The cost of transporting construction materials to Mars would be astronomical. So if we want to settle the Red Planet, we’ll need to figure out how to make use of its natural resources.
At least, that’s the idea behind Made of Mars, a new company that says it’s developing the technology to convert Martian rocks and minerals into materials future astronauts can use to “build the space civilization of tomorrow.”
Made of Mars is a side project for founder John Skok, who also works as a planetary scientist studying Mars at the SETI Institute, a not-for-profit organization focused on the hunt for extraterrestrial life.

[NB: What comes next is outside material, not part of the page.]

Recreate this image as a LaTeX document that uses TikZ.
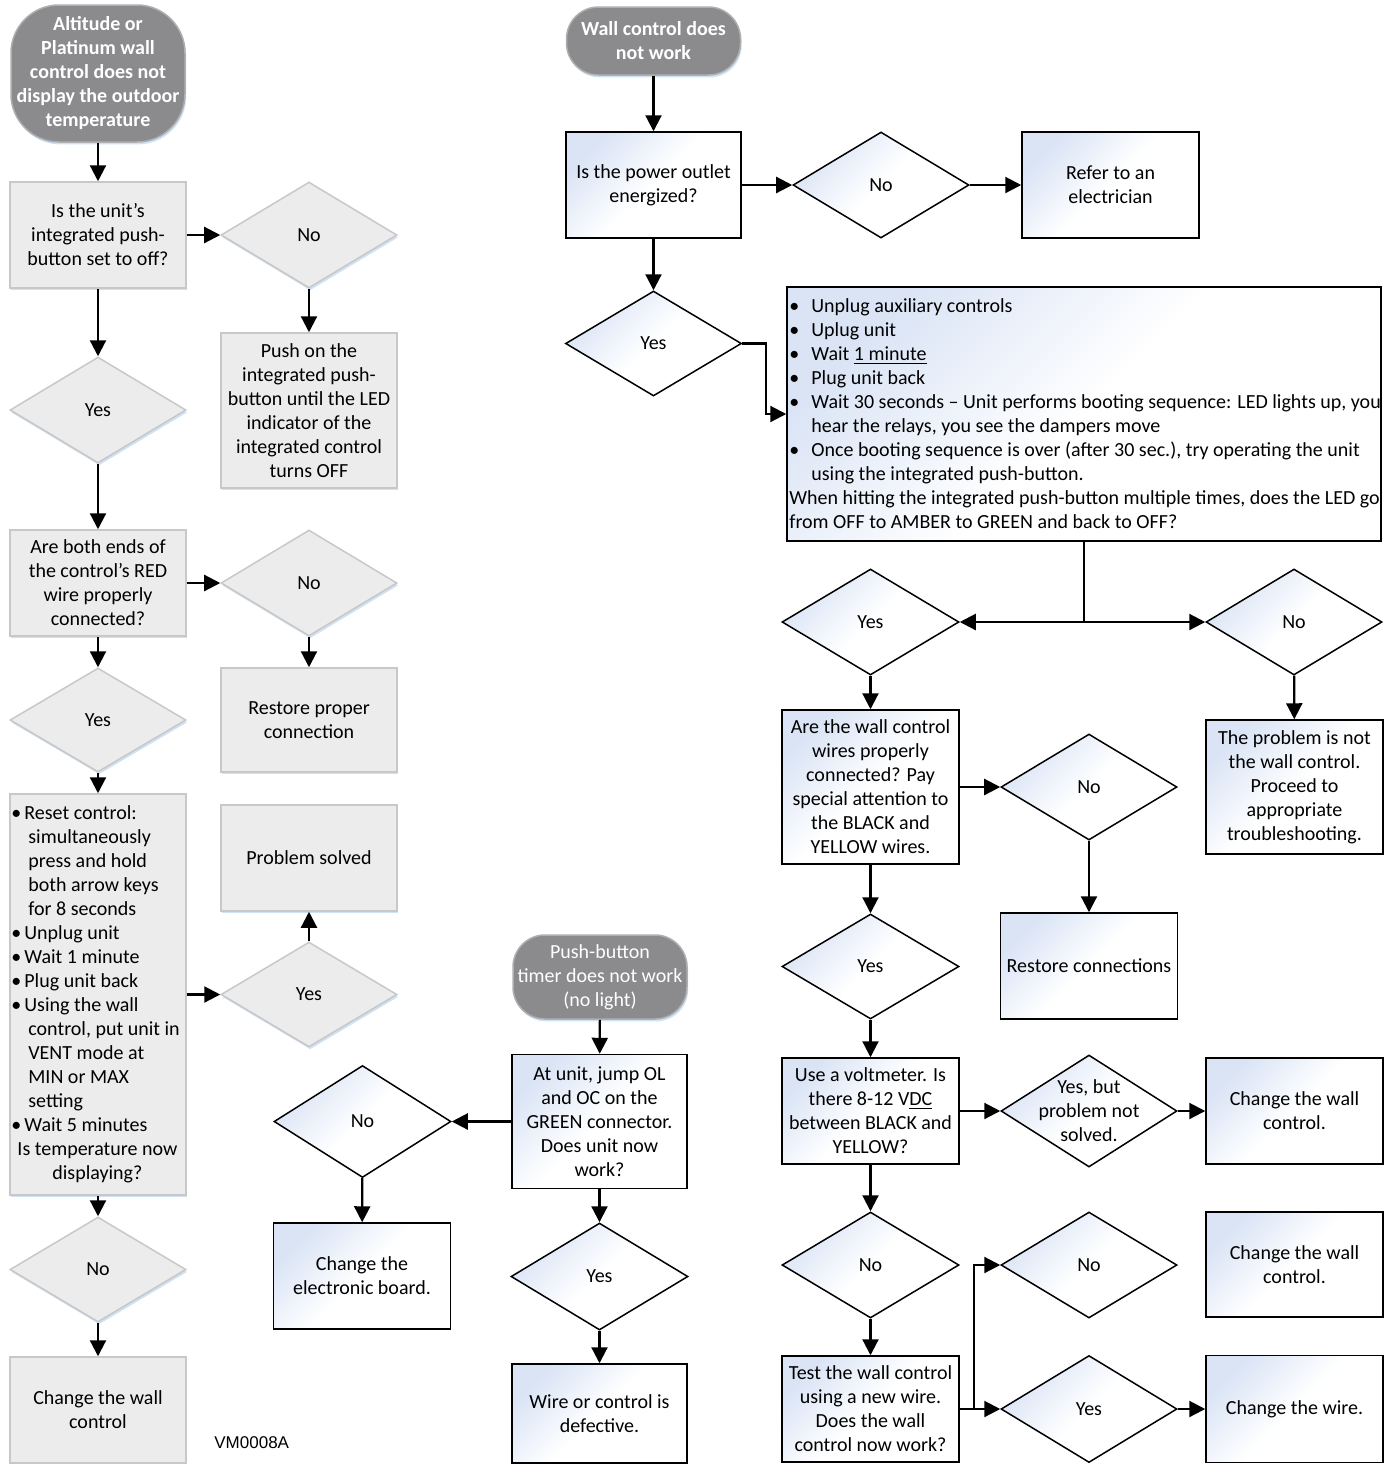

Slok wrote in a post on the SETI blog that Made of Mars’s first product will be a fabric made of volcanic basalt. Basalt is plentiful on Mars, but it’s also easy to find on volcanic islands such as Hawaii and Iceland. Made of Mars is developing a process in which it melts basalt down, stretches it out into long threads, and weaves it into durable fabrics. According to Skok, these fabrics could be useful on Earth as well as the Red Planet.
“Basalt may be a solution toward sustaining our home planet,” he wrote in the SETI post. “It is one of the most abundant and widespread resources on Earth. Basalt is continuously erupting on the surface and requires no chemicals to process. Unlike cotton, it does not compete with food production. Unlike synthetics, it does not come from fossil fuels.”
For now, Made of Mars is a strictly Earthbound venture. To raise funds, it’s running a Kickstarter campaign in which backers can buy wallets and laptop cases made out of volcanic basalt.
Only time will tell whether the company’s tech ever makes it into space. But Made of Mars does present a compelling vision of a sustainable future both on and beyond Earth.